Click on Image to make it larger
Arrow 3
Then it started retracing it's move and broke past the 23.6% level, but then hit resistance at the 38.2% level. Arrow and point 3.

Arrow 4
It even retested the 23.6% level before breaking through the 38.2% level, only to hit resistance at the 50% retracement level. The first arrow of point 4.

Arrow 5A
Then it made it's way back to the 38.2% level at Arrow and point 5A.

Arrow 4
Then back up to hit resistance again at the second arrow of point 4 and the 50% level.

Arrow 5B
You can then see that it is range bound between 38.2% resistance and 23.6% support levels right through to arrow and point 5B.

Arrow 6 & 7
Then it breaks through  the 38.2% resistance level and now 38.2% becomes support and the 50% level becomes resistance.

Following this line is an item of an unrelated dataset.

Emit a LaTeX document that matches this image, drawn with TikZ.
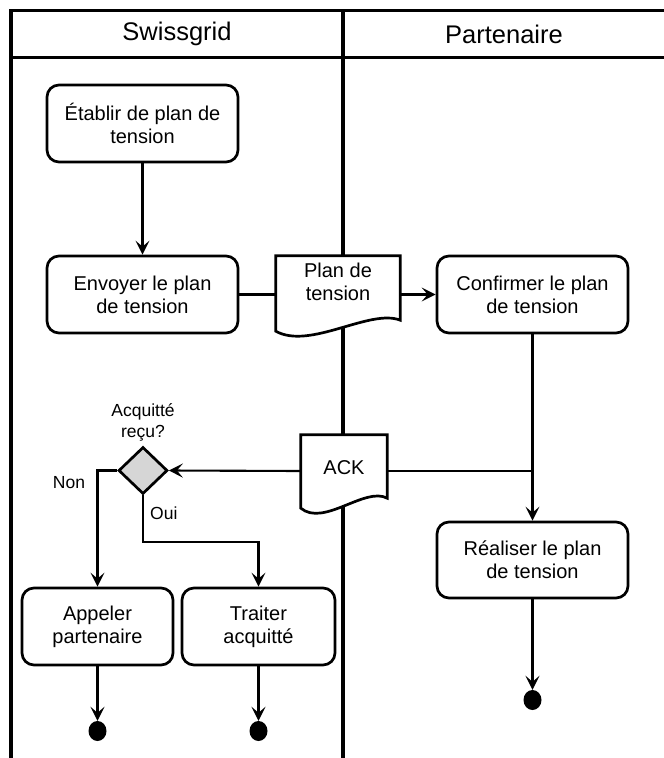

Then it breaks through the 50% resistance level and even breaks through the 61.8% retracement level.

Arrow 8 & 9A
But it retraces below the 61.8% level again and 50% now becomes support and 61.8% resistance.

Arrow 9A & 9B
To see arrow 9B, you need to look all the way back 6 months (look all the way to the left) and you will see that the 61.8% level it's at now, was previously a support level. That is why you need to put the Fibonacci on your charts over a few different time frames, e.g. 6 months, YTD = Year To Date, 1 year, 2 year, etc

Just have a look at the different retracement levels on that chart. Amazing how they certainly respect the different Fibonacci Retracement Levels!

When we are doing our trades, especially the Binary Option Trades, we want to be sure that there is no resistance in our way. Even when you have all your signals lined up, better to wait for it to break the resistance level.

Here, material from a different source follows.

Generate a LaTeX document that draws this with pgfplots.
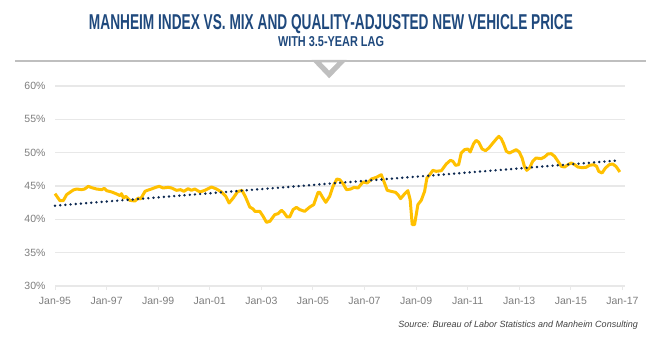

Where to draw your Fibonacci grids

Quite simply, what we are looking for with Fibonacci retracements is to see how far the market retraces specific moves. It does take a little practice to figure out exactly where you need to be drawing your retracements.

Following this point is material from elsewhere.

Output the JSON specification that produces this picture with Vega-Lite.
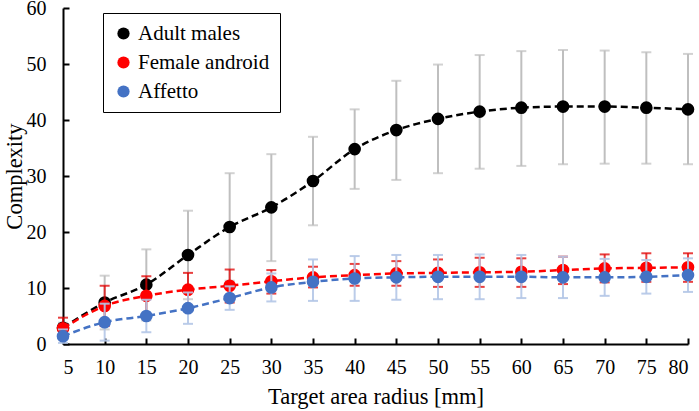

But don't get caught in the trap of drawing them everywhere. That's a mistake.

The  general rule is this: You should draw Fibonacci retracement grids in two key places:
1) On entire trends
2) On the most recent move within a trend which has not yet been fully retraced.

Click on image to make it larger
This time, same GBP/JPY day chart on a 6 month time frame, but now we are trying to see the retracement off the high point 3 to the low point 2. So the entire move from  a low to a high.

So,we start with putting our Fibonacci Tool on the lowest point of the wick on the low candle and drag our grid vertically upwards until the 0% line is lined up with the high point 3, then we let go.

The market is presently hitting a support level off the 38.2% level.

Click on image to make it larger
Ok, same chart again, but this time taken within a trend that has not yet been fully retraced.

We can see that we are hitting a confluence of support/resistance level of 50% and 38.2%

Fibonacci Retracements Summary.

Fibonacci retracements are used to see how far a market has retraced a previous move – the popular levels to look for are 23.6%, 38.2%, 50%, 61.8%
• When used correctly, Fibonacci retracements are a very powerful method of finding support/resistance levels in the markets.
• The best way to use them is to draw a Fibonacci grid on an entire trend from beginning to end, and also on the most recent leg of the trend which has not yet been fully retraced.